▶ REQUIRED WORK: How many lines of the entries below include the word "diagram"? Answer with the number alone.

###

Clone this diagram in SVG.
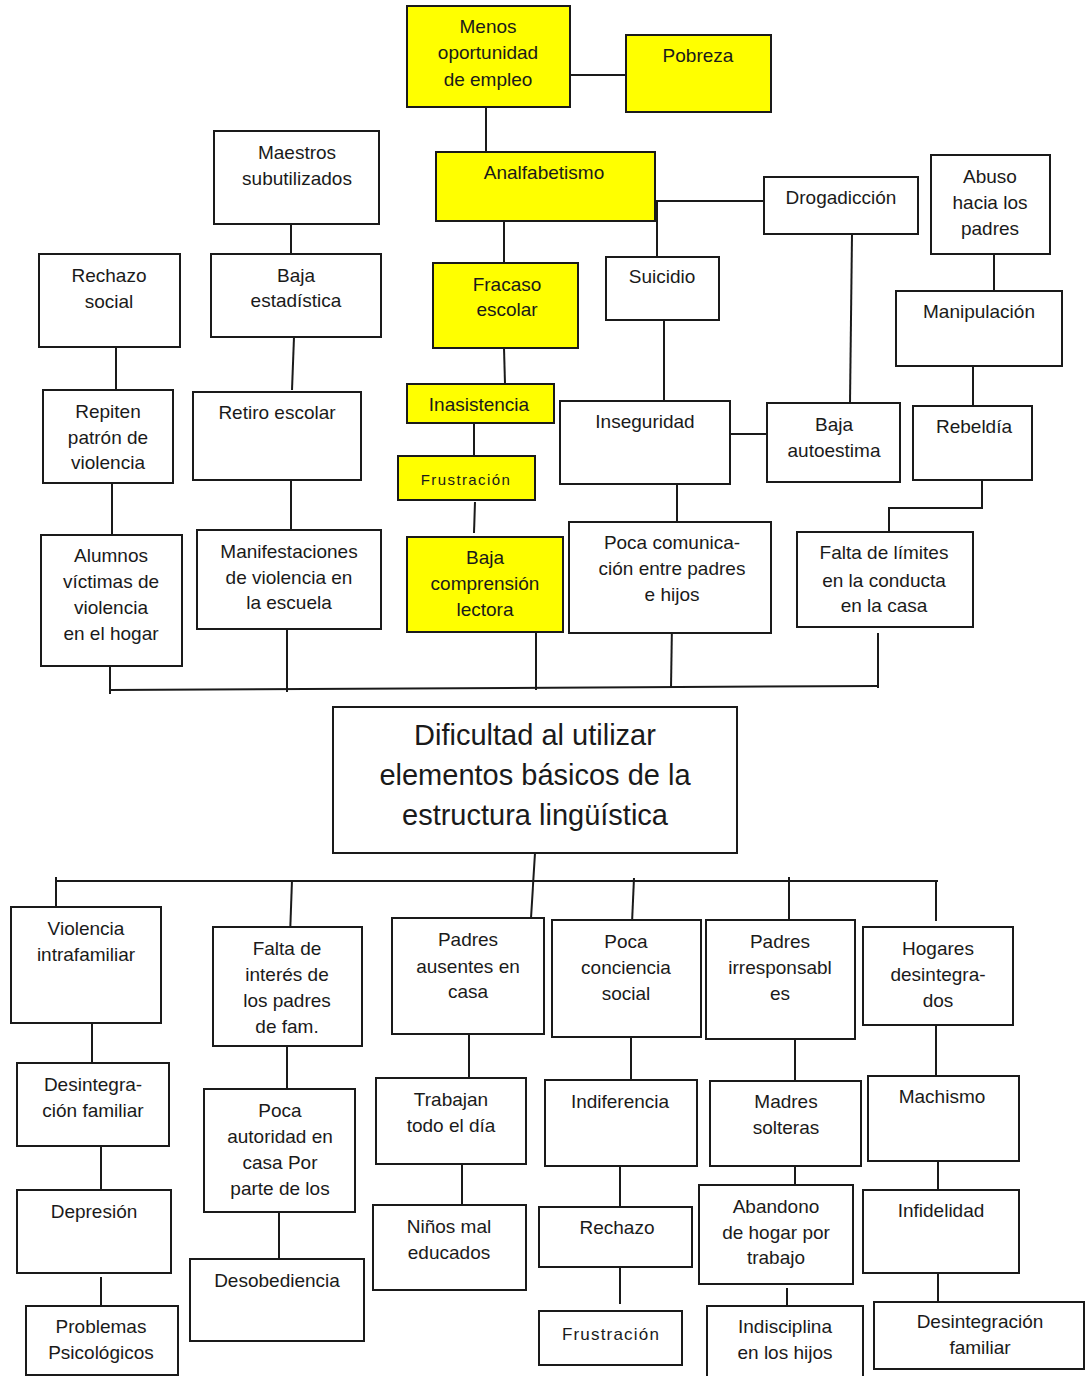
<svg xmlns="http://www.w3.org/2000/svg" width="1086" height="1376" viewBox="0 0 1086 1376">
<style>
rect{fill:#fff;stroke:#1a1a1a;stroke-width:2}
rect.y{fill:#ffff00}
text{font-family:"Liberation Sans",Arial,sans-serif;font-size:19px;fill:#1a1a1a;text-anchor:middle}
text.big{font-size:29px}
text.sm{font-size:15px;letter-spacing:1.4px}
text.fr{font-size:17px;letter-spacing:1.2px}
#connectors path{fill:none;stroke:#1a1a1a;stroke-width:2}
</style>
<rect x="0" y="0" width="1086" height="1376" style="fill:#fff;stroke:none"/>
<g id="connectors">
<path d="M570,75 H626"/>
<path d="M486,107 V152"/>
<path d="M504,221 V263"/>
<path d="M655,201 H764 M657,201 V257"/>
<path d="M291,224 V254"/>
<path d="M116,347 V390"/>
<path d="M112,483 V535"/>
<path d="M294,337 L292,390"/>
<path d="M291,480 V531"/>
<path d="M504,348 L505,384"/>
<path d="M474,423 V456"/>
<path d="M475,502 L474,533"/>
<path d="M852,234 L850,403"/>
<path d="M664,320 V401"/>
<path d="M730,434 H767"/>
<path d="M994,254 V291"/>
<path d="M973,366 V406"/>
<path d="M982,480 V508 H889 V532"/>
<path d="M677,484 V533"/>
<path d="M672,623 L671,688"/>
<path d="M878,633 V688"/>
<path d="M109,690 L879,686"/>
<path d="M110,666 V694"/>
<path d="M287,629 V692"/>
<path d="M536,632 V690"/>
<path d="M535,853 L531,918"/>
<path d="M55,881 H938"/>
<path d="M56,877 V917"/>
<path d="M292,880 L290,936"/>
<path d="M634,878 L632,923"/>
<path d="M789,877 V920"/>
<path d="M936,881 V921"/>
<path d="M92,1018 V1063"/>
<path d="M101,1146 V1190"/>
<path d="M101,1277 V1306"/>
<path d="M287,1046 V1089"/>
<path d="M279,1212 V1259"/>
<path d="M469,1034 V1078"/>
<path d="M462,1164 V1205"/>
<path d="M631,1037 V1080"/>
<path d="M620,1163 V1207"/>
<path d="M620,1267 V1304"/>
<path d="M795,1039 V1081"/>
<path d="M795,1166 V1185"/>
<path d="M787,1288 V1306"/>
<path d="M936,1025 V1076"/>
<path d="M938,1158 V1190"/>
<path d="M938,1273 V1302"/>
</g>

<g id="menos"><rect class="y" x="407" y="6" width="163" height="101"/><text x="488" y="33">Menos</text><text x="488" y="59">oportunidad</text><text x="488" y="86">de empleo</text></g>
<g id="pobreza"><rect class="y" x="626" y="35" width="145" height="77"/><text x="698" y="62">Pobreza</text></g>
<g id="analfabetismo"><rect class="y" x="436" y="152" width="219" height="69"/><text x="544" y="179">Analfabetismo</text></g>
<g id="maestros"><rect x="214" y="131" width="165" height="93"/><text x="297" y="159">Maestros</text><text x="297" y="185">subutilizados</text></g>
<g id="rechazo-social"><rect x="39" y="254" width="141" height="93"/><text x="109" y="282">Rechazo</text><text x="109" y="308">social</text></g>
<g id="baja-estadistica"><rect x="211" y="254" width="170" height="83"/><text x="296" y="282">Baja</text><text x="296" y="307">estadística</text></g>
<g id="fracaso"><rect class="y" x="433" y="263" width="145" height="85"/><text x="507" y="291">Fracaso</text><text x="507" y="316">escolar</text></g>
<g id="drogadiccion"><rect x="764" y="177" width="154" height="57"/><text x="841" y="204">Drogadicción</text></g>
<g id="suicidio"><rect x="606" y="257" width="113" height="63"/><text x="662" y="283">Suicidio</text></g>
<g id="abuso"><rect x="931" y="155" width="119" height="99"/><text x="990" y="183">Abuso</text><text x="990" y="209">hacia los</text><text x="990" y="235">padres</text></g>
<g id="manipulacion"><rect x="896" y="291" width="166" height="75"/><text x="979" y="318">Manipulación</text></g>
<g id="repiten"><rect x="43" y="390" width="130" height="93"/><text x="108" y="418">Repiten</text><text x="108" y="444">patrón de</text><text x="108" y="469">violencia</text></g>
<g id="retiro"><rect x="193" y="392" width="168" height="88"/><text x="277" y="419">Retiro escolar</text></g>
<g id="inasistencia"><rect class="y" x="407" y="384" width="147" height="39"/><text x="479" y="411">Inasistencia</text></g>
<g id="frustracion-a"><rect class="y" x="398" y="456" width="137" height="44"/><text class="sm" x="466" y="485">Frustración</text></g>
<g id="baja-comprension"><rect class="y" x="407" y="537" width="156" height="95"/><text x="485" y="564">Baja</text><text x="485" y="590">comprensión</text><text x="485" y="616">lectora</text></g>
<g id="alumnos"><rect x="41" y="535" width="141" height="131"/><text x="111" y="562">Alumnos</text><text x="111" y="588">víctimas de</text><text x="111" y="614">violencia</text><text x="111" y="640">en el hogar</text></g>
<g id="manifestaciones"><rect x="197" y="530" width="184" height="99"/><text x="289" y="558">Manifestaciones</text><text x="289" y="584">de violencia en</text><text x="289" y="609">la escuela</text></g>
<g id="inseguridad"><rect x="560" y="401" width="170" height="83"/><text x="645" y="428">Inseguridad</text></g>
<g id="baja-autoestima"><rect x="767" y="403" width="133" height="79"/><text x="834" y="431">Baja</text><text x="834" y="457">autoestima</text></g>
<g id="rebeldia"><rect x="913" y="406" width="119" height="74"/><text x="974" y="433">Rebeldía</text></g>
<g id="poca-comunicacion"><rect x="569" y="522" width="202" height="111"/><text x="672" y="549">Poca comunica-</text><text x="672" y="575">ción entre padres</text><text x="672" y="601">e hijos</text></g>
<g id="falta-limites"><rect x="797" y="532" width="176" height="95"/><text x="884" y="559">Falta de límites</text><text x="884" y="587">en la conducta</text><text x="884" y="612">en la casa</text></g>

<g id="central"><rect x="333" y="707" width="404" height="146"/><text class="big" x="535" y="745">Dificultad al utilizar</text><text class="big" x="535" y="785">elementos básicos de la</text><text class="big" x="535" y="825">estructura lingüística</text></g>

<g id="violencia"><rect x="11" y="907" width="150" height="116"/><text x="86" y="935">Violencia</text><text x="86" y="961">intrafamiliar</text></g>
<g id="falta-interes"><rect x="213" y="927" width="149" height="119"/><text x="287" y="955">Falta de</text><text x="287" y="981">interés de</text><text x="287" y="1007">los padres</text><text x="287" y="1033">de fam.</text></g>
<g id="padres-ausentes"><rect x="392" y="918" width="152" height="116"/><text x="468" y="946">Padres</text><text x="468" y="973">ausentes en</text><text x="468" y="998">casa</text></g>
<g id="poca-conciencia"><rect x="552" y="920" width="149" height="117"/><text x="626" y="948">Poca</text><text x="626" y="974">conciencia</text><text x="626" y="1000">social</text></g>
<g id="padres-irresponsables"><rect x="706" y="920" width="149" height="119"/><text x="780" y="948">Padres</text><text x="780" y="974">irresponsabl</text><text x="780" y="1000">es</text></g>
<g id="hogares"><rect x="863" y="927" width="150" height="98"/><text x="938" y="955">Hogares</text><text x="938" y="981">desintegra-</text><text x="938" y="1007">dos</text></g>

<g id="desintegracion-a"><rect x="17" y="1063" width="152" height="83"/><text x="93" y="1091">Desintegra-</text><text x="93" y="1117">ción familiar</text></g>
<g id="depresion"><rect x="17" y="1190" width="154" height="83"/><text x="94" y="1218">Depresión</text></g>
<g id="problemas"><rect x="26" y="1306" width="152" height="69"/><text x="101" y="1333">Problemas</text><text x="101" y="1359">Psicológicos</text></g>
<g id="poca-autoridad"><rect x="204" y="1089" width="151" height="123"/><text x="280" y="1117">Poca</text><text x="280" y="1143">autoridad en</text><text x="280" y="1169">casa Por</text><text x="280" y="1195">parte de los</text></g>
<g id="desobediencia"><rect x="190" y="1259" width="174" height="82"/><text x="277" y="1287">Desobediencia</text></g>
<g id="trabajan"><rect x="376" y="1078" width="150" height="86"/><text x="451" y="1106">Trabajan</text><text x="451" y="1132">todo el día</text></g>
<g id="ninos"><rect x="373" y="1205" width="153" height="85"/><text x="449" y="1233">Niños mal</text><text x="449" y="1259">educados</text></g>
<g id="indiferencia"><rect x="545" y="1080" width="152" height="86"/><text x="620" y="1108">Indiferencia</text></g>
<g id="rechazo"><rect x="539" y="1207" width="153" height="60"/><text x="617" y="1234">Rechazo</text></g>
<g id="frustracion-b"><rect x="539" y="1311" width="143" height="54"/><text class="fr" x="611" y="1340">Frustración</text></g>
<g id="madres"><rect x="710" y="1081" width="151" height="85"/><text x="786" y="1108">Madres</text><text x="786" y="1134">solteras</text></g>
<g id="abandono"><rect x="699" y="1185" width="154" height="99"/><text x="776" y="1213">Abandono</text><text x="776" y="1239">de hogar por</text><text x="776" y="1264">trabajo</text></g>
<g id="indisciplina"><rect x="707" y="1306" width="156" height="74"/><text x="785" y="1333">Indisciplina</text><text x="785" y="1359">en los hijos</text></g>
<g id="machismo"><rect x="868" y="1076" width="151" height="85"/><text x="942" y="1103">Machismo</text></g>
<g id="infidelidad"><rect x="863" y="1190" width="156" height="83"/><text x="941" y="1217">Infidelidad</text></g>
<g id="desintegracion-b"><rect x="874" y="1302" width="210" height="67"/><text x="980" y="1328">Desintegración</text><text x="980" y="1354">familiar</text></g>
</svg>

###

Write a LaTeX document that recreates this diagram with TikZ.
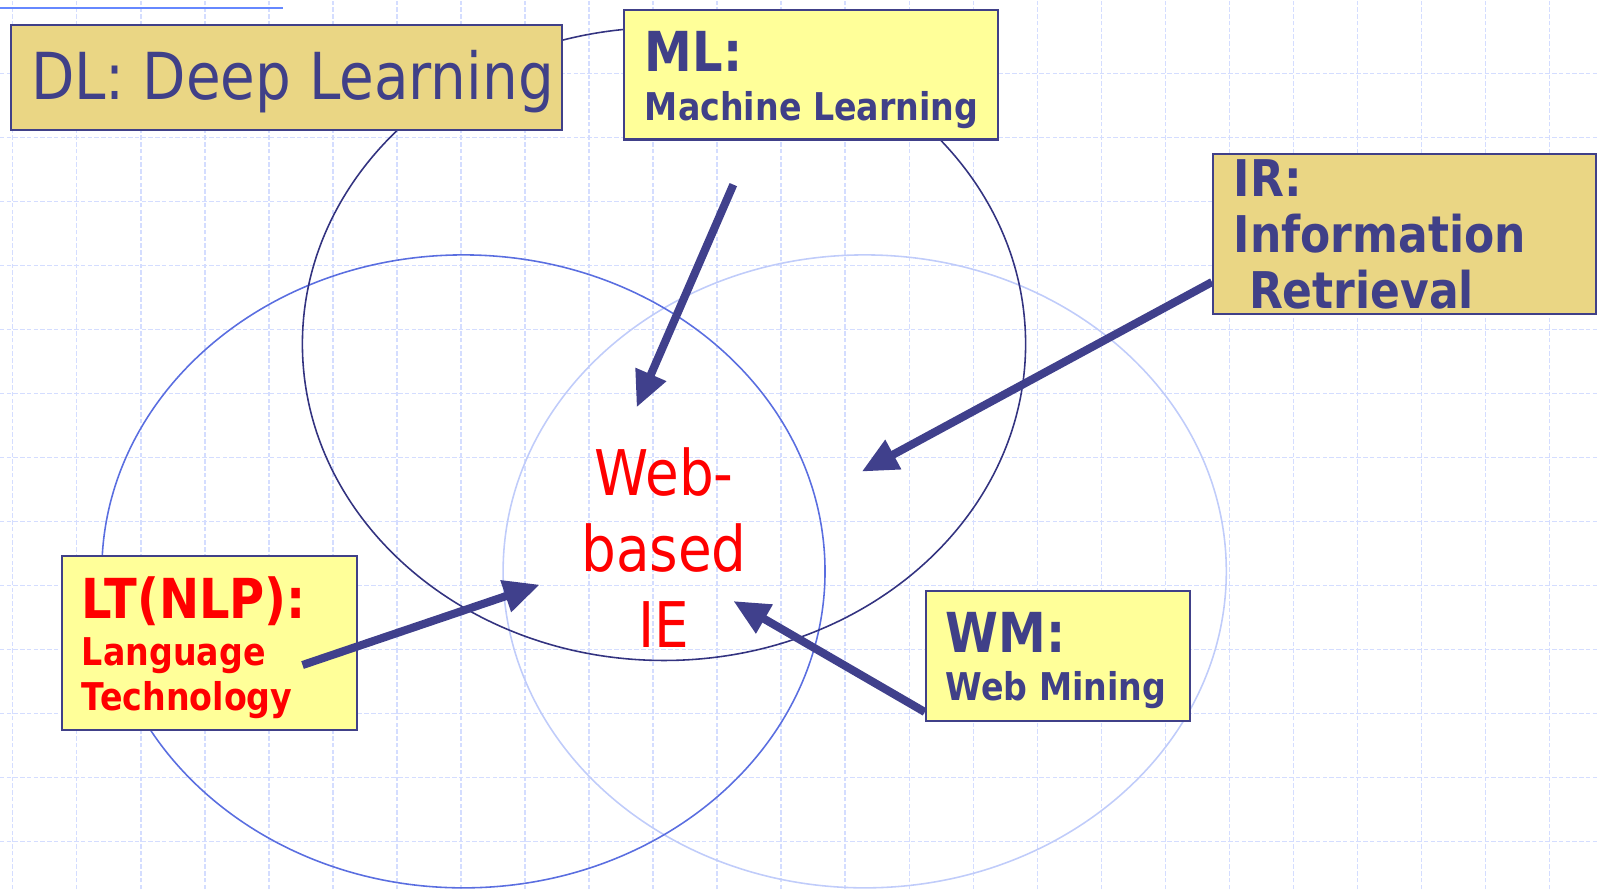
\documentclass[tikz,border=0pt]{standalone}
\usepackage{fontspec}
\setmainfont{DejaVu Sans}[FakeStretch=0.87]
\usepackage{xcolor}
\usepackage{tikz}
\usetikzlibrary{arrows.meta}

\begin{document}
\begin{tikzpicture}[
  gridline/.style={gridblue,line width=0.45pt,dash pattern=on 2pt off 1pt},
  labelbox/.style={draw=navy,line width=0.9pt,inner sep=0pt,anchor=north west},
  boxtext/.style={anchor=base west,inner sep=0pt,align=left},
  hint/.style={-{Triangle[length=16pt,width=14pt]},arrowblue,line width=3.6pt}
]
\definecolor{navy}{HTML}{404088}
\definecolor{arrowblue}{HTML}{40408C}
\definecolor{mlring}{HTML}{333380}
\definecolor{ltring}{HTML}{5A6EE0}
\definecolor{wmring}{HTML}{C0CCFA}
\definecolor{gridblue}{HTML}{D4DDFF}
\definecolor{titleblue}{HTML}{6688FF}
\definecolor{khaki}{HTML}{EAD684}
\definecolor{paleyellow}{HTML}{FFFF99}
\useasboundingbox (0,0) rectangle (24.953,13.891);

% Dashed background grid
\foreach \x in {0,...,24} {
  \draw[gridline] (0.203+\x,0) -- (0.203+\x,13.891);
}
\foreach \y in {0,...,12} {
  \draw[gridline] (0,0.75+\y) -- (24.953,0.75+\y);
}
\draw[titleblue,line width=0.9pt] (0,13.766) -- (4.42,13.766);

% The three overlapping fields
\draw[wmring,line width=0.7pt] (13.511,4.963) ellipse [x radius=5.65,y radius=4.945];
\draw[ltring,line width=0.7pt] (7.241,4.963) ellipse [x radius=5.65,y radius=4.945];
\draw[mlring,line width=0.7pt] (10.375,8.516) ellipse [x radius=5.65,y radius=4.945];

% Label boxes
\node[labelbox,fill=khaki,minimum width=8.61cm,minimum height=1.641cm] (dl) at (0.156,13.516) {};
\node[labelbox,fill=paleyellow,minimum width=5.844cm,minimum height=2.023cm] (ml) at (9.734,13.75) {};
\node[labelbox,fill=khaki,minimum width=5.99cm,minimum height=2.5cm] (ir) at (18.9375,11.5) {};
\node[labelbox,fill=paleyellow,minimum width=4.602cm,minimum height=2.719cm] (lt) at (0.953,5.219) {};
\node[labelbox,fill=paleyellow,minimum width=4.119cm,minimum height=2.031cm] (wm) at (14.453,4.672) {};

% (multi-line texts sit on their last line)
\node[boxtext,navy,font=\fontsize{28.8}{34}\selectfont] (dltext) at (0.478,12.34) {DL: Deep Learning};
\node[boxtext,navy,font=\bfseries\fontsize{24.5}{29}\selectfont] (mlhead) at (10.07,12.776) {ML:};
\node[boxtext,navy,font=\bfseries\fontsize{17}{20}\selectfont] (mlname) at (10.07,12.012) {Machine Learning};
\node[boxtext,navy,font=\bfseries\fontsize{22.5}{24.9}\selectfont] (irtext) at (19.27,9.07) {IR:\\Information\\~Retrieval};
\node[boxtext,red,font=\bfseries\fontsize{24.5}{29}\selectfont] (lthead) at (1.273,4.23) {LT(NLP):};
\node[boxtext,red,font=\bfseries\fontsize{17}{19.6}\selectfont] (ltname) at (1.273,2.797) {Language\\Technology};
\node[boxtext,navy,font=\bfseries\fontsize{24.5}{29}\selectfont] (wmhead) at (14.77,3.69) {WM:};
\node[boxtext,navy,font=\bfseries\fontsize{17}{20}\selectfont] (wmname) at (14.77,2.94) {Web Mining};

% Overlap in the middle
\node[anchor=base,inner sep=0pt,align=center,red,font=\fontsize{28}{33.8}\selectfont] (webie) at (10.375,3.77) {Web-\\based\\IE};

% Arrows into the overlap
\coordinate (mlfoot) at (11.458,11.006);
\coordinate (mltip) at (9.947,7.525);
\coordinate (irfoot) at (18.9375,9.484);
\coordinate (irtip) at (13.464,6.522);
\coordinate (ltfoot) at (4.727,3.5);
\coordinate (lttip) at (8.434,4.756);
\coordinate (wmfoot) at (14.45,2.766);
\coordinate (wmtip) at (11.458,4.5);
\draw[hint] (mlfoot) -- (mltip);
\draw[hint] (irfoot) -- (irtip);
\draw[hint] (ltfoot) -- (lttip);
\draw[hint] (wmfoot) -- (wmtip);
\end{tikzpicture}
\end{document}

###

▶ WRITTEN ANSWER: 2